- _WRITTEN PROBLEM_
Output every line of the material exactly, omitting images.

- _AVAILABLE DATA_

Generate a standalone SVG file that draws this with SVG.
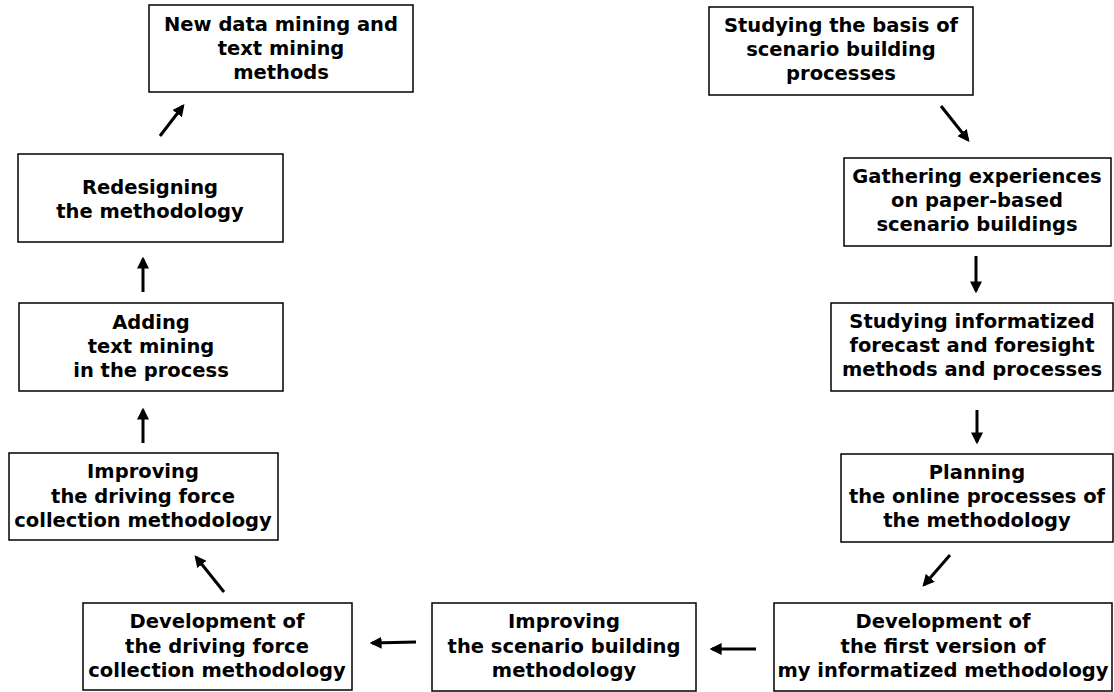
<svg xmlns="http://www.w3.org/2000/svg" width="1114" height="692" viewBox="0 0 1114 692">
<style>
.box{fill:#fff;stroke:#000;stroke-width:1.5}
text{font-family:"DejaVu Sans",sans-serif;font-weight:bold;font-size:19.5px;text-anchor:middle;fill:#000}
.arr{stroke:#000;stroke-width:3;fill:none;marker-end:url(#ah)}
</style>
<defs>
<marker id="ah" markerWidth="4" markerHeight="4" refX="3.2" refY="2" orient="auto" markerUnits="strokeWidth">
<path d="M0,0 L4,2 L0,4 Z" fill="#000"/>
</marker>
</defs>
<rect width="1114" height="692" fill="#fff"/>
<g id="n1"><rect class="box" x="149" y="5" width="264" height="87"/>
<text x="281" y="31">New data mining and</text><text x="281" y="55">text mining</text><text x="281" y="79">methods</text></g>
<g id="n2"><rect class="box" x="18" y="154" width="265" height="88"/>
<text x="150" y="194">Redesigning</text><text x="150" y="218">the methodology</text></g>
<g id="n3"><rect class="box" x="19" y="303" width="264" height="88"/>
<text x="151" y="329">Adding</text><text x="151" y="353">text mining</text><text x="151" y="377">in the process</text></g>
<g id="n4"><rect class="box" x="9" y="453" width="269" height="87"/>
<text x="143" y="478">Improving</text><text x="143" y="503">the driving force</text><text x="143" y="527">collection methodology</text></g>
<g id="n5"><rect class="box" x="83" y="603" width="269" height="87"/>
<text x="217" y="628">Development of</text><text x="217" y="653">the driving force</text><text x="217" y="677">collection methodology</text></g>
<g id="n6"><rect class="box" x="432" y="603" width="264" height="88"/>
<text x="564" y="628">Improving</text><text x="564" y="653">the scenario building</text><text x="564" y="677">methodology</text></g>
<g id="n7"><rect class="box" x="774" y="603" width="338" height="88"/>
<text x="943" y="628">Development of</text><text x="943" y="653">the first version of</text><text x="943" y="677">my informatized methodology</text></g>
<g id="n8"><rect class="box" x="709" y="7" width="264" height="88"/>
<text x="841" y="32">Studying the basis of</text><text x="841" y="56">scenario building</text><text x="841" y="80">processes</text></g>
<g id="n9"><rect class="box" x="844" y="158" width="267" height="88"/>
<text x="977" y="183">Gathering experiences</text><text x="977" y="207">on paper-based</text><text x="977" y="231">scenario buildings</text></g>
<g id="n10"><rect class="box" x="831" y="303" width="282" height="88"/>
<text x="972" y="328">Studying informatized</text><text x="972" y="352">forecast and foresight</text><text x="972" y="376">methods and processes</text></g>
<g id="n11"><rect class="box" x="841" y="454" width="272" height="88"/>
<text x="977" y="479">Planning</text><text x="977" y="503">the online processes of</text><text x="977" y="527">the methodology</text></g>
<g id="connectors">
<line class="arr" x1="160" y1="136" x2="183" y2="106"/>
<line class="arr" x1="143" y1="292" x2="143" y2="259"/>
<line class="arr" x1="143" y1="443" x2="143" y2="410"/>
<line class="arr" x1="224" y1="592" x2="196" y2="557"/>
<line class="arr" x1="416" y1="642" x2="372" y2="643"/>
<line class="arr" x1="756" y1="649" x2="712" y2="649"/>
<line class="arr" x1="941" y1="106" x2="968" y2="140"/>
<line class="arr" x1="976" y1="256" x2="976" y2="291"/>
<line class="arr" x1="977" y1="410" x2="977" y2="442"/>
<line class="arr" x1="950" y1="555" x2="924" y2="585"/>
</g>
</svg>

- _COMPLETE RESPONSE_
Generate a standalone SVG file that draws this with SVG.
<svg xmlns="http://www.w3.org/2000/svg" width="1114" height="692" viewBox="0 0 1114 692">
<style>
.box{fill:#fff;stroke:#000;stroke-width:1.5}
text{font-family:"DejaVu Sans",sans-serif;font-weight:bold;font-size:19.5px;text-anchor:middle;fill:#000}
.arr{stroke:#000;stroke-width:3;fill:none;marker-end:url(#ah)}
</style>
<defs>
<marker id="ah" markerWidth="4" markerHeight="4" refX="3.2" refY="2" orient="auto" markerUnits="strokeWidth">
<path d="M0,0 L4,2 L0,4 Z" fill="#000"/>
</marker>
</defs>
<rect width="1114" height="692" fill="#fff"/>
<g id="n1"><rect class="box" x="149" y="5" width="264" height="87"/>
<text x="281" y="31">New data mining and</text><text x="281" y="55">text mining</text><text x="281" y="79">methods</text></g>
<g id="n2"><rect class="box" x="18" y="154" width="265" height="88"/>
<text x="150" y="194">Redesigning</text><text x="150" y="218">the methodology</text></g>
<g id="n3"><rect class="box" x="19" y="303" width="264" height="88"/>
<text x="151" y="329">Adding</text><text x="151" y="353">text mining</text><text x="151" y="377">in the process</text></g>
<g id="n4"><rect class="box" x="9" y="453" width="269" height="87"/>
<text x="143" y="478">Improving</text><text x="143" y="503">the driving force</text><text x="143" y="527">collection methodology</text></g>
<g id="n5"><rect class="box" x="83" y="603" width="269" height="87"/>
<text x="217" y="628">Development of</text><text x="217" y="653">the driving force</text><text x="217" y="677">collection methodology</text></g>
<g id="n6"><rect class="box" x="432" y="603" width="264" height="88"/>
<text x="564" y="628">Improving</text><text x="564" y="653">the scenario building</text><text x="564" y="677">methodology</text></g>
<g id="n7"><rect class="box" x="774" y="603" width="338" height="88"/>
<text x="943" y="628">Development of</text><text x="943" y="653">the first version of</text><text x="943" y="677">my informatized methodology</text></g>
<g id="n8"><rect class="box" x="709" y="7" width="264" height="88"/>
<text x="841" y="32">Studying the basis of</text><text x="841" y="56">scenario building</text><text x="841" y="80">processes</text></g>
<g id="n9"><rect class="box" x="844" y="158" width="267" height="88"/>
<text x="977" y="183">Gathering experiences</text><text x="977" y="207">on paper-based</text><text x="977" y="231">scenario buildings</text></g>
<g id="n10"><rect class="box" x="831" y="303" width="282" height="88"/>
<text x="972" y="328">Studying informatized</text><text x="972" y="352">forecast and foresight</text><text x="972" y="376">methods and processes</text></g>
<g id="n11"><rect class="box" x="841" y="454" width="272" height="88"/>
<text x="977" y="479">Planning</text><text x="977" y="503">the online processes of</text><text x="977" y="527">the methodology</text></g>
<g id="connectors">
<line class="arr" x1="160" y1="136" x2="183" y2="106"/>
<line class="arr" x1="143" y1="292" x2="143" y2="259"/>
<line class="arr" x1="143" y1="443" x2="143" y2="410"/>
<line class="arr" x1="224" y1="592" x2="196" y2="557"/>
<line class="arr" x1="416" y1="642" x2="372" y2="643"/>
<line class="arr" x1="756" y1="649" x2="712" y2="649"/>
<line class="arr" x1="941" y1="106" x2="968" y2="140"/>
<line class="arr" x1="976" y1="256" x2="976" y2="291"/>
<line class="arr" x1="977" y1="410" x2="977" y2="442"/>
<line class="arr" x1="950" y1="555" x2="924" y2="585"/>
</g>
</svg>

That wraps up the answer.